Some commentators have suggested that the US will seek to enlist the entire international community to support the initiative in order to make it difficult for Israel to reject it.

Mitchell, while insisting that the American commitment to Israel is "firm, unshakable and will not change", has argued forcibly that both Israel and the Arab world must take steps towards peace. In response, Israeli officials claimed that the Jewish state had already taken a huge leap forward when Netanyahu belatedly accepted the concept of two states.

Netanyahu gave a speech in June in which he said Israel would accept a Palestinian state of some sort, but he then added a list of restrictions that effectively drained the state of any substance, sovereignty or viability. The borders, air space, water resources and foreign relations of Netanyahu's contemplated state would all remain under Israel's control.

Faced with Israeli intransigence of the settlement issue, Mitchell resorted to speaking in general terms about peace in a throwback to former US secretary of state Condoleezza Rice. Rice visited West Jerusalem and Ramallah 24 times without achieving any progress towards ending the Israeli occupation.

"We are determined to help what we share in common: a desire for a comprehensive peace in the Middle East and that includes Israel and Palestine, Israel and Syria, Israel and Lebanon and normal relations with all countries in the region. That is Obama's personal objective vision and that is what he is asking to achieve," Mitchell said.

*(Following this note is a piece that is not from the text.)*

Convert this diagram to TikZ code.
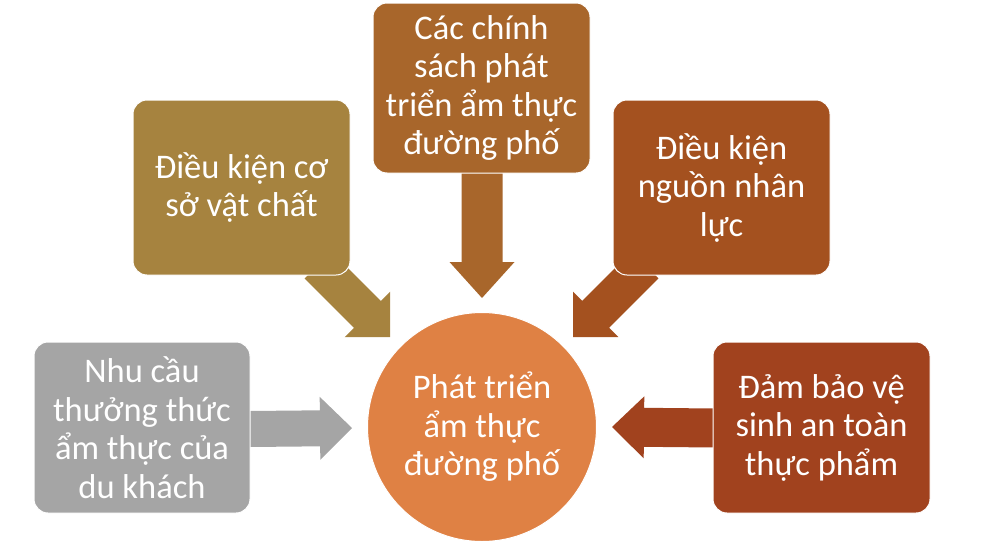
\documentclass[tikz,border=0pt]{standalone}
\usepackage{fontspec}
\setmainfont{Carlito}
\usetikzlibrary{calc}
\definecolor{cgray}{HTML}{A5A5A5}
\definecolor{cgold}{HTML}{A6833F}
\definecolor{cbrown}{HTML}{A8662B}
\definecolor{crust}{HTML}{A4511F}
\definecolor{cred}{HTML}{A1421E}
\definecolor{corange}{HTML}{DF8144}
\newcommand\blockarrow[6]{% start, end, half shaft, half head, head length, colour
  \fill[#6] ($(#1)!#3!90:(#2)$) -- ($(#2)!#5!(#1)!#3!90:(#2)$) -- ($(#2)!#5!(#1)!#4!90:(#2)$)
    -- (#2) -- ($(#2)!#5!(#1)!#4!-90:(#2)$) -- ($(#2)!#5!(#1)!#3!-90:(#2)$)
    -- ($(#1)!#3!-90:(#2)$) -- cycle;}
\begin{document}
\begin{tikzpicture}[x=1pt,y=-1pt,
  txt/.style={text=white,align=center,font=\fontsize{34.5}{38.5}\selectfont},
  box/.style={txt,rectangle,rounded corners=14pt,draw=white,line width=1pt,inner sep=0pt}]
\useasboundingbox (0,0) rectangle (999,541);
% connector end points
\coordinate (a1s) at (250,429); \coordinate (a1e) at (352,428);
\coordinate (a2s) at (482,170); \coordinate (a2e) at (482,298);
\coordinate (a3s) at (318,265); \coordinate (a3e) at (390,337);
\coordinate (a4s) at (645,265); \coordinate (a4e) at (573,337);
\coordinate (a5s) at (715,428); \coordinate (a5e) at (612,427);
% block arrows
\blockarrow{a1s}{a1e}{18pt}{31.5pt}{32pt}{cgray}
\blockarrow{a2s}{a2e}{20.5pt}{32.5pt}{36pt}{cbrown}
\blockarrow{a3s}{a3e}{19pt}{32pt}{32pt}{cgold}
\blockarrow{a4s}{a4e}{19pt}{32pt}{32pt}{crust}
\blockarrow{a5s}{a5e}{19.5pt}{31pt}{32pt}{cred}
% boxes
\node[box,fill=cgray,minimum width=216pt,minimum height=171pt] (demand) at (142,427.5)
  {Nhu cầu\\thưởng thức\\ẩm thực của\\du khách};
\node[box,fill=cgold,minimum width=217pt,minimum height=175pt] (infra) at (241.5,187.5)
  {Điều kiện cơ\\sở vật chất};
\node[box,fill=cbrown,minimum width=217pt,minimum height=170pt] (policy) at (481.5,88)
  {Các chính\\sách phát\\triển ẩm thực\\đường phố};
\node[box,fill=crust,minimum width=217pt,minimum height=175pt] (staff) at (721.5,187.5)
  {Điều kiện\\nguồn nhân\\lực};
\node[box,fill=cred,minimum width=217pt,minimum height=171pt] (safety) at (821.5,427.5)
  {Đảm bảo vệ\\sinh an toàn\\thực phẩm};
% centre
\node[txt,circle,fill=corange,draw=white,line width=1pt,minimum size=229pt,inner sep=0pt] (core) at (482,427)
  {Phát triển\\ẩm thực\\đường phố};
\end{tikzpicture}
\end{document}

While Mitchell told Palestinian officials that Washington remains committed to a complete freeze of settlements in the West Bank it is becoming increasingly clear that the US is retreating from the position that a settlement freeze is a first priority. Such is the only conclusion to be drawn from Mitchell's reluctance to forcefully raise the issue of settlement expansion with Israeli officials.

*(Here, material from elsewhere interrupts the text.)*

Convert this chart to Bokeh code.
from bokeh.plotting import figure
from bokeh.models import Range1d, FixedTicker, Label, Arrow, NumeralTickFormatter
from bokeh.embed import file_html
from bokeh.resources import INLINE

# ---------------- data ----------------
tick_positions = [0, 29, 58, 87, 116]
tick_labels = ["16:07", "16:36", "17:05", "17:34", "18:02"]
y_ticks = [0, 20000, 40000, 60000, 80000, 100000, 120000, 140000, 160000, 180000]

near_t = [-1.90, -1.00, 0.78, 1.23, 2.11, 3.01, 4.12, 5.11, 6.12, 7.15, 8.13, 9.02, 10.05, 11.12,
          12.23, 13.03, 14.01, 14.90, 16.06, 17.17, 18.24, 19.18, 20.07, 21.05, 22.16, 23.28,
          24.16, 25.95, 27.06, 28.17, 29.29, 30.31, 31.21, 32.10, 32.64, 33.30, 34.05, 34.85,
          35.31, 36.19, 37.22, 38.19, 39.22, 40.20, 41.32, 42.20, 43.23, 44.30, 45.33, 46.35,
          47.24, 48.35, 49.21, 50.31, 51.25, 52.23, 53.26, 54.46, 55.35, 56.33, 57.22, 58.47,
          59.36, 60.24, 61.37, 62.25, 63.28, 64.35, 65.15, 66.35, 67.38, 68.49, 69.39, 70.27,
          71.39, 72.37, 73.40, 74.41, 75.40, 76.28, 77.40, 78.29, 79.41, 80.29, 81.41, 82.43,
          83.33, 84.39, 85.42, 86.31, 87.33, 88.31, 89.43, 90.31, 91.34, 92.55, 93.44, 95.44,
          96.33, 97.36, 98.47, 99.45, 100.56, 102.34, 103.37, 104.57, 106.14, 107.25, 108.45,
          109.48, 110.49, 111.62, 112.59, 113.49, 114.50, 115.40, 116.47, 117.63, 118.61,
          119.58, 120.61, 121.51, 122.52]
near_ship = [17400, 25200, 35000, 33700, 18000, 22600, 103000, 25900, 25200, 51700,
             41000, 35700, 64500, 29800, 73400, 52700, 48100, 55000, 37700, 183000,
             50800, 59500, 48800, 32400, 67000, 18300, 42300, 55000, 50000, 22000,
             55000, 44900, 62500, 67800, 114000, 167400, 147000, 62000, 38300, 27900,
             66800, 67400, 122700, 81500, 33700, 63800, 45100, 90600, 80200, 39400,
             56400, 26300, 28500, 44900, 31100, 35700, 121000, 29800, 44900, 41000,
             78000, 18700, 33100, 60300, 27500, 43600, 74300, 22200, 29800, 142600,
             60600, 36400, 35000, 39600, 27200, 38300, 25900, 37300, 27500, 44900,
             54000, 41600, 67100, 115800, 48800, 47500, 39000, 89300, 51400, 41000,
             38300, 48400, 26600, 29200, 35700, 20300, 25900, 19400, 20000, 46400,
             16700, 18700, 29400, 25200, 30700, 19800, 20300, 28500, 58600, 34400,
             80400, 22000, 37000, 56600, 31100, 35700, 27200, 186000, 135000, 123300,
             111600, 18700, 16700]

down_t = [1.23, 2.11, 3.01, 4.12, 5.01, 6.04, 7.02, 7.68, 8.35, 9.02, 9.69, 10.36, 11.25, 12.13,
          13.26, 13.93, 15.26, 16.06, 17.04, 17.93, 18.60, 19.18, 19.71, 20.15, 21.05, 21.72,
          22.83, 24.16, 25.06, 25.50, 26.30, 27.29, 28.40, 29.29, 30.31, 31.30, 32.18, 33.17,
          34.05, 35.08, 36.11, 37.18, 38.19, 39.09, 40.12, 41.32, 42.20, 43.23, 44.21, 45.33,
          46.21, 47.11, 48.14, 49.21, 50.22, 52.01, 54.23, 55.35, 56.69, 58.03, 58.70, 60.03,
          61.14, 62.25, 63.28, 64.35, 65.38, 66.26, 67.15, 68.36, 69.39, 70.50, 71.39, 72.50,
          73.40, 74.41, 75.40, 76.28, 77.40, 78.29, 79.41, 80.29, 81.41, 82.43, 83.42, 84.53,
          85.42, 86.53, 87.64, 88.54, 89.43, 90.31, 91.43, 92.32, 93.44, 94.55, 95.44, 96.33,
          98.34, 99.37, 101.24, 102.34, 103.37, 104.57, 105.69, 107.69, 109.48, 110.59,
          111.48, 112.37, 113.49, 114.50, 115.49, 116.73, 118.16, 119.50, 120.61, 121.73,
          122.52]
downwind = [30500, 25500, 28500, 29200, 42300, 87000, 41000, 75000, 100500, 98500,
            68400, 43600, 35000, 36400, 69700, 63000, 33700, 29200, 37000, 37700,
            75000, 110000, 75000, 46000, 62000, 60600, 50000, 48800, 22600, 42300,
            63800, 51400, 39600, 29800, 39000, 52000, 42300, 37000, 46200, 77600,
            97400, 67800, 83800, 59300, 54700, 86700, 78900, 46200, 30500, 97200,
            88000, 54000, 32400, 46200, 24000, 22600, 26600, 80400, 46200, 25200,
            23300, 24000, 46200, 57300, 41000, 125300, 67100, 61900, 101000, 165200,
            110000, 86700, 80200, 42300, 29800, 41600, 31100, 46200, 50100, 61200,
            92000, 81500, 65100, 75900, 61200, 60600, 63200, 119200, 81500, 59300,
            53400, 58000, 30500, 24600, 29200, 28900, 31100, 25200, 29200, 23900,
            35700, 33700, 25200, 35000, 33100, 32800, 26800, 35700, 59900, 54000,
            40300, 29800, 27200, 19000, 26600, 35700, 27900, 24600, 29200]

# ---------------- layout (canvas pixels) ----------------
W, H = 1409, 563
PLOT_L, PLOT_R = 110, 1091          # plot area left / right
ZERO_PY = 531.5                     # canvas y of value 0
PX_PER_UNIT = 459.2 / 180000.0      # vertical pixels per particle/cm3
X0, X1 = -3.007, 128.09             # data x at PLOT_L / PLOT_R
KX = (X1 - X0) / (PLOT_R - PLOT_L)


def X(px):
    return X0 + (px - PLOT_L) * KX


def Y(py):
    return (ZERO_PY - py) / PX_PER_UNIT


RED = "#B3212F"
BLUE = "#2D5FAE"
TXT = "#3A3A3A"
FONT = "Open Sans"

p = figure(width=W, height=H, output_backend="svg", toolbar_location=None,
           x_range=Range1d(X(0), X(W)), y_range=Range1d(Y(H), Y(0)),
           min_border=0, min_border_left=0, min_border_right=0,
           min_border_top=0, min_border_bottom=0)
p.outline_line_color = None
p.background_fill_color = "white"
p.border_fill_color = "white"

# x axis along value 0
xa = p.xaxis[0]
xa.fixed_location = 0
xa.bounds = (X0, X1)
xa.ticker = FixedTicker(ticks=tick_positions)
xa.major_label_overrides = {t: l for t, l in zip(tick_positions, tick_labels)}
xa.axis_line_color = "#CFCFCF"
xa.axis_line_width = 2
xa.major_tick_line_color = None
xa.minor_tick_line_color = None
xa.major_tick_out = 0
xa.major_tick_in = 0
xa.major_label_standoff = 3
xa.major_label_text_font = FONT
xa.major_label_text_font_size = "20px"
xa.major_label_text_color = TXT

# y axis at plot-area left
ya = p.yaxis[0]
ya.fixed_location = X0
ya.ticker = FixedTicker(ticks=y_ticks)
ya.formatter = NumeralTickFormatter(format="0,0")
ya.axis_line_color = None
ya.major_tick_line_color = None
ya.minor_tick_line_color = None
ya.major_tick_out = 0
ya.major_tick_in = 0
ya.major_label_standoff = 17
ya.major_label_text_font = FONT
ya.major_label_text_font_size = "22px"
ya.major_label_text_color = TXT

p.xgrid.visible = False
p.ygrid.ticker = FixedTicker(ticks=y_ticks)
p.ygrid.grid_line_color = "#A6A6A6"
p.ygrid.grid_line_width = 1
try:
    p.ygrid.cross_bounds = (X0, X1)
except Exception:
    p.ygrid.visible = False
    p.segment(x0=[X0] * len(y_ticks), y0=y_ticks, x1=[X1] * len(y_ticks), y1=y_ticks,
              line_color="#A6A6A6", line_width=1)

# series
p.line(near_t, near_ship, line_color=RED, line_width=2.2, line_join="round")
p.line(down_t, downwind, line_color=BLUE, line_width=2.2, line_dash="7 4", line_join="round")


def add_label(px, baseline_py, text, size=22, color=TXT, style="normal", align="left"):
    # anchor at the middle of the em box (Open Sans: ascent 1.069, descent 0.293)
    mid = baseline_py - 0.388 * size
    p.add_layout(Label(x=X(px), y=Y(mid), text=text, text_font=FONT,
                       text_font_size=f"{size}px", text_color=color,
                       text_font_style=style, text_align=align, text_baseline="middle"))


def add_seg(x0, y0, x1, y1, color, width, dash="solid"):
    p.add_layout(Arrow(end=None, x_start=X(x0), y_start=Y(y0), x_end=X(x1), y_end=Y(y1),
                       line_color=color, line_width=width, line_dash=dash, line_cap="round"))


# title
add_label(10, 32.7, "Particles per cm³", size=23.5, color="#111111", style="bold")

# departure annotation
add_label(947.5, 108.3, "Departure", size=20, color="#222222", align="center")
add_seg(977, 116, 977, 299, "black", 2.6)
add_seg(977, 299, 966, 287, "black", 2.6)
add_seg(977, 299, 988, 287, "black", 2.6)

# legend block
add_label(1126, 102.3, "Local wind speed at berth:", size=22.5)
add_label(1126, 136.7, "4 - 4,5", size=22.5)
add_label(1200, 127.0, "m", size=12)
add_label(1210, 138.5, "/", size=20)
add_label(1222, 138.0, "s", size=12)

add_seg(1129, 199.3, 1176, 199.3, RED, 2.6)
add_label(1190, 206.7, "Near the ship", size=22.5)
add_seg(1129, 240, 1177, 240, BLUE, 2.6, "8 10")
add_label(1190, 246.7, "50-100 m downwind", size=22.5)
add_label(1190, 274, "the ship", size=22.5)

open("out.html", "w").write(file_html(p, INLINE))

Palestinian officials have repeatedly said that there can be no resumption of peace talks with the Israeli government unless settlement expansion halts.

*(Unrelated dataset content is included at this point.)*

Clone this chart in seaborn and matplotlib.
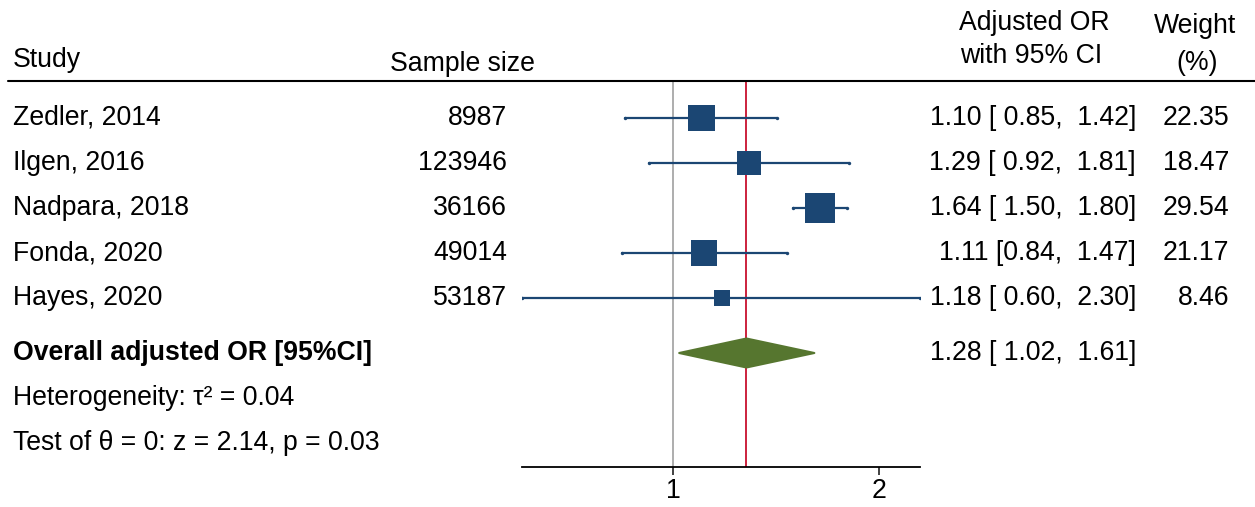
import matplotlib
matplotlib.use("Agg")
import matplotlib.pyplot as plt
import matplotlib.transforms as mtransforms
from matplotlib.lines import Line2D
import seaborn as sns
import pandas as pd

# ---- data ----
studies = ["Zedler, 2014", "Ilgen, 2016", "Nadpara, 2018", "Fonda, 2020", "Hayes, 2020"]
sample_size = [8987, 123946, 36166, 49014, 53187]
odds_ratio = [1.10, 1.29, 1.64, 1.11, 1.18]
ci_low = [0.85, 0.92, 1.50, 0.84, 0.60]
ci_high = [1.42, 1.81, 1.80, 1.47, 2.30]
weights = [22.35, 18.47, 29.54, 21.17, 8.46]
or_labels = ["1.10 [ 0.85,  1.42]", "1.29 [ 0.92,  1.81]", "1.64 [ 1.50,  1.80]",
             "1.11 [0.84,  1.47]", "1.18 [ 0.60,  2.30]"]
weight_labels = ["22.35", "18.47", "29.54", "21.17", "8.46"]
overall_or = 1.28
overall_low = 1.02
overall_high = 1.61
overall_label = "1.28 [ 1.02,  1.61]"
x_ticks = [1, 2]
x_tick_labels = ["1", "2"]

# ---- style ----
sns.set_style("white")
plt.rcParams["font.family"] = ["Liberation Sans", "DejaVu Sans"]
plt.rcParams["text.color"] = "black"
plt.rcParams["xtick.color"] = "black"
plt.rcParams["xtick.labelcolor"] = "black"
FS = 19.2
navy = "#1b4673"
green = "#56762f"
red = "#c8102e"

W, H = 1255, 507
fig = plt.figure(figsize=(W / 100, H / 100), dpi=100)

# row geometry (row units; 45 px per row)
row_px = 45.0
first_px = 118.0
top_px, bot_px = 81.0, 467.0
def row_of(px):
    return (px - first_px) / row_px

rows = list(range(len(studies)))
overall_y = row_of(353)
het_y = row_of(398)
test_y = row_of(443)

ax = fig.add_axes([522 / W, (H - bot_px) / H, (920 - 522) / W, (bot_px - top_px) / H])

df = pd.DataFrame({"study": studies, "or": odds_ratio, "lo": ci_low, "hi": ci_high,
                   "w": weights, "row": rows})

# reference lines
ax.axvline(1, color="#a0a0a0", lw=1.2, zorder=1)
ax.axvline(overall_or, color=red, lw=1.3, zorder=1)

# CI lines
ax.hlines(df["row"], df["lo"], df["hi"], color=navy, lw=1.6, capstyle="round", zorder=2)
ax.scatter(df["lo"], df["row"], s=6, color=navy, zorder=2, linewidths=0)
ax.scatter(df["hi"], df["row"], s=6, color=navy, zorder=2, linewidths=0)

# squares (area proportional to weight)
k = 16.0
sns.scatterplot(data=df, x="or", y="row", size="w",
                sizes=(k * min(weights), k * max(weights)),
                marker="s", color=navy, linewidth=0, legend=False, ax=ax, zorder=3)

# overall diamond
h = 14.5 / row_px
ax.fill([overall_low, overall_or, overall_high, overall_or],
        [overall_y, overall_y - h, overall_y, overall_y + h],
        facecolor=green, edgecolor=green, lw=1.5, joinstyle="round", zorder=3)

ax.set_xscale("log")
ax.set_xlim(0.60, 2.30)
ax.set_ylim(row_of(bot_px), row_of(top_px))
ax.set_xticks(x_ticks)
ax.set_xticklabels(x_tick_labels)
ax.xaxis.set_minor_locator(matplotlib.ticker.NullLocator())
ax.set_yticks([])
ax.set_xlabel("")
ax.set_ylabel("")
for s in ["top", "right", "left"]:
    ax.spines[s].set_visible(False)
ax.spines["bottom"].set_color("black")
ax.spines["bottom"].set_linewidth(1.3)
ax.tick_params(axis="x", bottom=True, length=6, width=1.3, color="#333333",
               labelsize=FS, labelcolor="black", pad=2, direction="out")
ax.patch.set_alpha(0)

# text transforms: x in figure pixels, y in row units, baseline shifted down 7px
blend = mtransforms.blended_transform_factory(fig.transFigure, ax.transData)
tr = mtransforms.offset_copy(blend, fig=fig, x=0, y=-7 * 72 / 100, units="points")

def px(x):
    return x / W

for r, name, n, orl, wl in zip(rows, studies, sample_size, or_labels, weight_labels):
    fig.text(px(13), r, name, transform=tr, fontsize=FS, ha="left", va="baseline")
    fig.text(px(507), r, str(n), transform=tr, fontsize=FS, ha="right", va="baseline")
    fig.text(px(1136), r, orl, transform=tr, fontsize=FS, ha="right", va="baseline")
    fig.text(px(1229), r, wl, transform=tr, fontsize=FS, ha="right", va="baseline")

fig.text(px(13), overall_y, "Overall adjusted OR [95%CI]", transform=tr, fontsize=FS,
         fontweight="bold", ha="left", va="baseline")
fig.text(px(1136), overall_y, overall_label, transform=tr, fontsize=FS, ha="right", va="baseline")
fig.text(px(13), het_y, "Heterogeneity: τ² = 0.04", transform=tr, fontsize=FS,
         ha="left", va="baseline")
fig.text(px(13), test_y, "Test of θ = 0: z = 2.14, p = 0.03", transform=tr, fontsize=FS,
         ha="left", va="baseline")

# headers (pixel positions converted to figure fractions)
def fy(y):
    return 1 - y / H

fig.text(px(13), fy(67), "Study", fontsize=FS, ha="left", va="baseline")
fig.text(px(462), fy(71), "Sample size", fontsize=FS, ha="center", va="baseline")
fig.text(px(1034), fy(30), "Adjusted OR", fontsize=FS, ha="center", va="baseline")
fig.text(px(1031), fy(63), "with 95% CI", fontsize=FS, ha="center", va="baseline")
fig.text(px(1195), fy(33), "Weight", fontsize=FS, ha="center", va="baseline")
fig.text(px(1197), fy(70), "(%)", fontsize=FS, ha="center", va="baseline")

fig.add_artist(Line2D([px(8), 1.0], [fy(80.5), fy(80.5)], transform=fig.transFigure,
                      color="black", lw=1.5))

fig.savefig("out.png", dpi=100, facecolor="white")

"In order to make the future round of negotiations successful we need to have a framework that can lead to a final resolution," said Palestinian negotiator Saeb Erekat. "Israel has failed to fulfil any of its roadmap obligations, including a settlement freeze, the reopening of Palestinian institutions in East Jerusalem, removal of outposts, the release of Palestinian prisoners and the return to the situation as it was before September, 2000."

The settlement issue, Erekat continued, constituted a "crucial test" of American credibility.

"If the US can't force Israel to stop the construction of building in East Jerusalem, then it becomes futile to count on any American role."

Hamas officials speak in similar terms. A Hamas spokesman in the Gaza Strip lambasted "those na´ve Palestinian and Arab leaders who are dreaming that the Obama administration will force Israel to end the occupation when the US can't even stop Israel from constructing a single building in East Jerusalem".

Some Palestinian and Arab officials worry that Washington might seek to compensate for its failure to pressure Israel to freeze settlement activity in the West Bank by bullying Arab states to normalise relations with Israel, or at least make gestures in that direction.

Any such move on the part of the American administration would suggest that Washington has swallowed the Israeli line that it is the lack of normalisation between the Arab world and Israel that prevents the latter from ending its occupation and freezing settlements.

Israel has long used the issue of normalisation with Arab countries as a red herring to help evade American and Western pressure. This week, the Secretary-General of the Arab League Amr Moussa said there would be no steps towards normalisation with Israel until settlement activities are stopped.